As paredes do local estão cobertas por fotos de todas as épocas da vida do argentino-cubano. Há retratos de sua infância em Rosário e Córdoba, imagens de sua juventude e da viagem pela América do Sul, e de sua chegada ao México, onde se encontraria com Fidel Castro.
Também estão em exibição fotos menos conhecidas, em que aparece calvo, de óculos e com prótese maxilar, quando, fugindo das autoridades, fingia ser o uruguaio Adolfo Mena González.
Uma imagem que se destaca é a selfie que tirou em frente a um espelho no quarto que ocupava no hotel Copacabana, de La Paz, antes de iniciar sua última missão guerrilheira.
Memórias dos habitantes
A BBC percorreu algumas ruas de Vallegrande na companhia do professor aposentado Freddy Lacio, para tentar reconstruir os últimos dias de Guevara, que mudariam para sempre a história do povoado. Desde 1967, ele compartilha com seus compatriotas memórias da época da guerrilha.
"Naquela época Vallegrande estava praticamente em estado de sítio e as pessoas voltavam para casa cedo. Por isso, todos os corpos dos guerrilheiros desapareciam à noite", diz Lacio.
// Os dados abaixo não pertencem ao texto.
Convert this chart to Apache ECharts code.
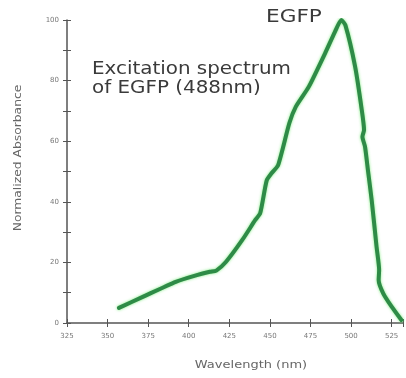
<!DOCTYPE html>
<html>
<head>
<meta charset="utf-8">
<script src="https://cdn.jsdelivr.net/npm/echarts@6/dist/echarts.min.js"></script>
<style>
  html, body { margin: 0; padding: 0; background: #fff; }
  #chart { width: 406px; height: 378px; }
</style>
</head>
<body>
<div id="chart"></div>
<script>
// wavelength (nm) vs normalized absorbance
const wavelengths = [357, 372, 392, 405, 413, 417, 423, 433, 441, 444, 448, 451, 455, 462, 466, 474, 484, 490, 494, 496.5, 502.5, 506.6, 508, 507, 508.6, 510.5, 512.7, 515.7, 517.3, 517, 519.8, 525, 531];
const absorbance  = [5, 8.7, 13.6, 15.8, 16.9, 17.3, 20.2, 27.4, 34, 36.2, 47, 49.4, 52, 66, 71.4, 78, 89, 96, 100, 98.3, 84.6, 70.3, 63.7, 61.5, 58.2, 50, 40.6, 25.2, 17.5, 14.2, 9.8, 5.4, 1];
const xTicks = [325, 350, 375, 400, 425, 450, 475, 500, 525];
const yTicks = [0, 20, 40, 60, 80, 100];

const chart = echarts.init(document.getElementById('chart'), null, { renderer: 'canvas' });

const axisGray = '#555';
const labelGray = '#777';

chart.setOption({
  animation: false,
  grid: { left: 67, right: 1, top: 20, bottom: 55 },
  xAxis: [{
    type: 'value', min: 325, max: 532, interval: 25,
    axisLine: { lineStyle: { color: axisGray, width: 1.5 } },
    axisTick: { length: 4, lineStyle: { color: axisGray } },
    axisLabel: {
      color: labelGray, fontSize: 7, fontFamily: 'DejaVu Sans', margin: 10,
      formatter: v => (xTicks.includes(v) ? String(v) : '')
    },
    splitLine: { show: false }
  }, {
    // second copy only to make ticks cross the axis line
    type: 'value', min: 325, max: 532, interval: 25, position: 'bottom',
    axisLine: { show: false },
    axisTick: { inside: true, length: 4, lineStyle: { color: axisGray } },
    axisLabel: { show: false },
    splitLine: { show: false }
  }],
  yAxis: [{
    type: 'value', min: 0, max: 100, interval: 20,
    axisLine: { show: true, lineStyle: { color: axisGray, width: 1.5 } },
    axisTick: { show: true, length: 4, lineStyle: { color: axisGray } },
    minorTick: { show: true, splitNumber: 2, length: 4, lineStyle: { color: axisGray } },
    axisLabel: {
      color: labelGray, fontSize: 7, fontFamily: 'DejaVu Sans', margin: 8,
      formatter: v => (yTicks.includes(v) ? String(v) : '')
    },
    splitLine: { show: false }
  }, {
    type: 'value', min: 0, max: 100, interval: 20, position: 'left',
    axisLine: { show: false },
    axisTick: { show: true, inside: true, length: 4, lineStyle: { color: axisGray } },
    minorTick: { show: true, splitNumber: 2, length: 4, lineStyle: { color: axisGray } },
    axisLabel: { show: false },
    splitLine: { show: false }
  }],
  graphic: [{
    type: 'text', x: 92, y: 60, scaleX: 1.17,
    style: {
      text: 'Excitation spectrum\nof EGFP (488nm)',
      fill: '#3a3a3a', font: '17px "DejaVu Sans"', lineHeight: 19
    }
  }, {
    type: 'text', x: 266, y: 8, scaleX: 1.2,
    style: { text: 'EGFP', fill: '#3a3a3a', font: '18px "DejaVu Sans"' }
  }, {
    // axis titles, drawn as text so they can be widened like the original
    type: 'text', x: 251, y: 365, scaleX: 1.3,
    style: {
      text: 'Wavelength (nm)', fill: '#666', font: '10px "DejaVu Sans"',
      align: 'center', verticalAlign: 'middle'
    }
  }, {
    type: 'text', x: 18, y: 158, rotation: Math.PI / 2, scaleX: 1.12,
    style: {
      text: 'Normalized Absorbance', fill: '#666', font: '11px "DejaVu Sans"',
      align: 'center', verticalAlign: 'middle'
    }
  }],
  series: [{
    type: 'line',
    data: wavelengths.map((w, i) => [w, absorbance[i]]),
    showSymbol: false,
    smooth: 0.2,
    lineStyle: {
      color: '#2e8b47', width: 4, cap: 'round', join: 'round',
      shadowColor: 'rgba(90,230,90,0.8)', shadowBlur: 3
    }
  }]
});
</script>
</body>
</html>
Durante os 30 anos em que os restos de Guevara estiveram desaparecidos, nenhum morador de Vallegrande declarou publicamente saber onde estava seu corpo, mas todos ouviram em algum momento - de algum vizinho - histórias sobre o assunto.
Lacio conta que seu irmão, que morreu há alguns anos, era simpatizante de Guevara e que tirou várias fotos do corpo - e guardou uma mecha de seu cabelo - quando este foi exibido pelas autoridades. Ele ainda guarda uma das fotografias.
Segundo o professor, a imprensa internacional chegou a oferecer dinheiro a seu irmão para que revelasse o paradeiro de Che. Mas ele não quis que os restos de Guevarra fossem levados, por isso nunca colaborou com as buscas.
Seu lugar na história
Para que se pudesse assegurar a importância histórica de Vallegrande como a cidade onde Che Guevara foi enterrado, o ex-prefeito Alfredo García chegou a emitir um decreto em 1997 para que os restos mortais do guerrilheiro ficassem no local, o que não ocorreu. Seu objetivo era que não deixassem o povoado "de fora da história".
"Para a gente, é como se Bolívar tivesse passado por aqui", diz ele à BBC. "Não se pode tirar Vallegrande de um acontecimento histórico tão importante do século passado."
Segundo o ex-prefeito, foi para preservar essa memória que muitos moradores de Vallegrande mantiveram silêncio por 30 anos. "Havia gente que sabia", diz.
A pesquisadora cubana Adys Cupull, que desde os anos 1980 visita a Bolívia em busca de dados sobre o passado de Che Guevara, tem a mesma percepção. "Essa é a importância dessa gente humilde que por 30 anos guardou esse segredo e cuidou do lugar onde os restos (de Guevarra) estavam enterrados", disse ela ao jornal cubano Granma.